Tuesday, June 11, 2013

We're having the wrong argument about domestic surveillance

I'm about done with Edward Snowden barring any new corrected information but let's review for a moment the earliest reports about Snowden's revelations:

Snowden:
"All my options are bad," he said. The US could begin extradition proceedings against him, a potentially problematic, lengthy and unpredictable course for Washington. Or the Chinese government might whisk him away for questioning, viewing him as a useful source of information. Or he might end up being grabbed and bundled into a plane bound for US territory. "Yes, I could be rendered by the CIA. I could have people come after me. Or any of the third-party partners.
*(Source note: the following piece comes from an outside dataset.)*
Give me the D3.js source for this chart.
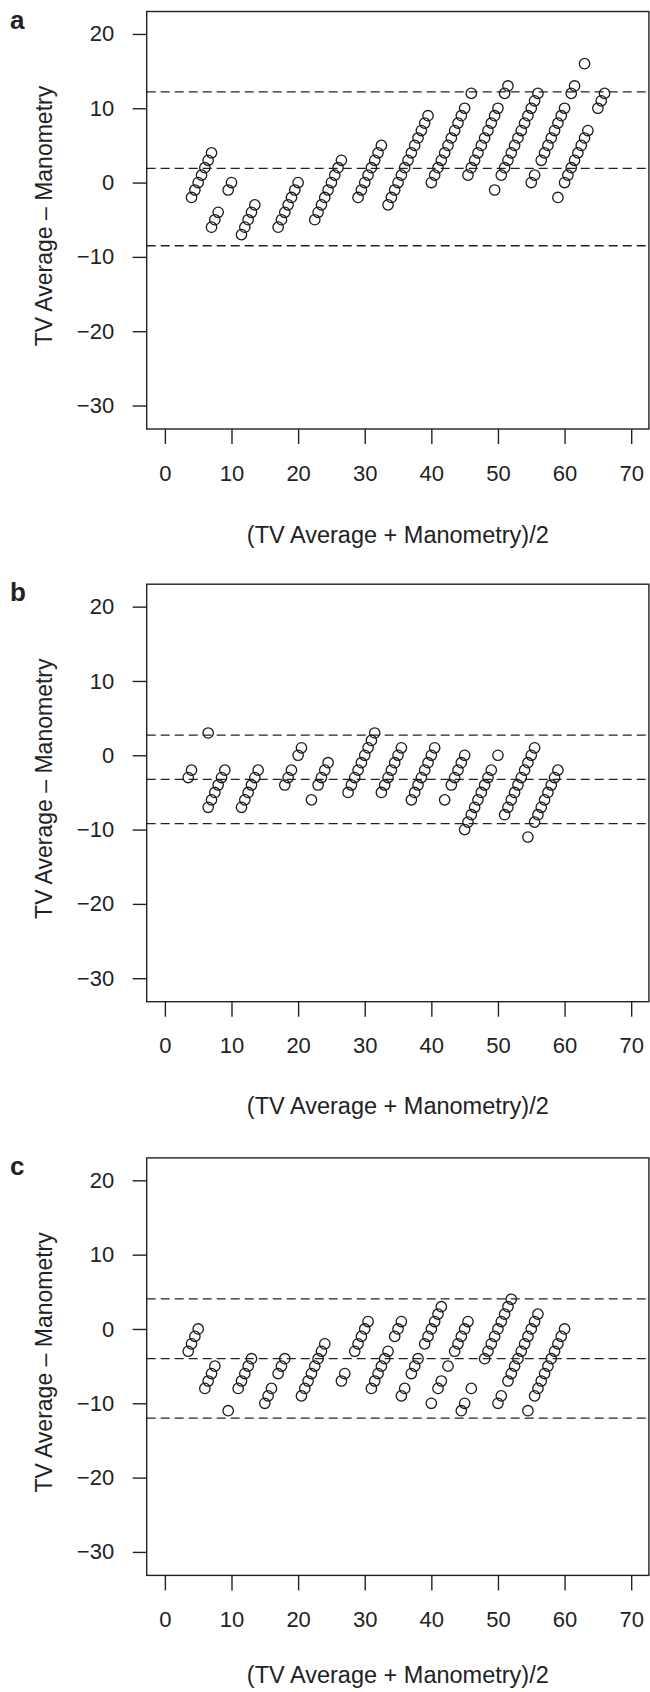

They work closely with a number of other nations. Or they could pay off the Triads. Any of their agents or assets," he said. "We have got a CIA station just up the road - the consulate here in Hong Kong - and I am sure they are going to be busy for the next week. And that is a concern I will live with for the rest of my life, however long that happens to be." Having watched the Obama administration prosecute whistleblowers at a historically unprecedented rate, he fully expects the US government to attempt to use all its weight to punish him. "I am not afraid," he said calmly, "because this is the choice I've made."
Charlie Pierce:
I am sorry, but this is the stuff of bad airport spy fiction. ("Rendered"? The Triads? Please.) The most likely outcome? China decides to extradite him because it has higher priority issues on which it needs to deal with the United States than the future of Edward Snowden. Which, I suspect, is when he and his sponsors will discover that Hong Kong's "spirited committment to free speech and the right of political dissent' -- which may be the funniest line to emerge from this whole saga -- is not what they believe it to be. But there are issues beyond Edward Snowden, and whatever comes next, and these are issues worthy of an open and national debate, and they should be examined in the light of day.
Read the whole thing. Charlie is right. We having the wrong arguments because too many people are uncritically buying the media hype and the fights are all about who's to blame. We didn't suddenly turn into a surveillance society overnight. The government has been spying on us in various ways our entire lives. That's surely not acceptable but let's not forget the Obama admin has not broken any laws. You want to get mad, then target the people who made all this stuff legal -- Congress.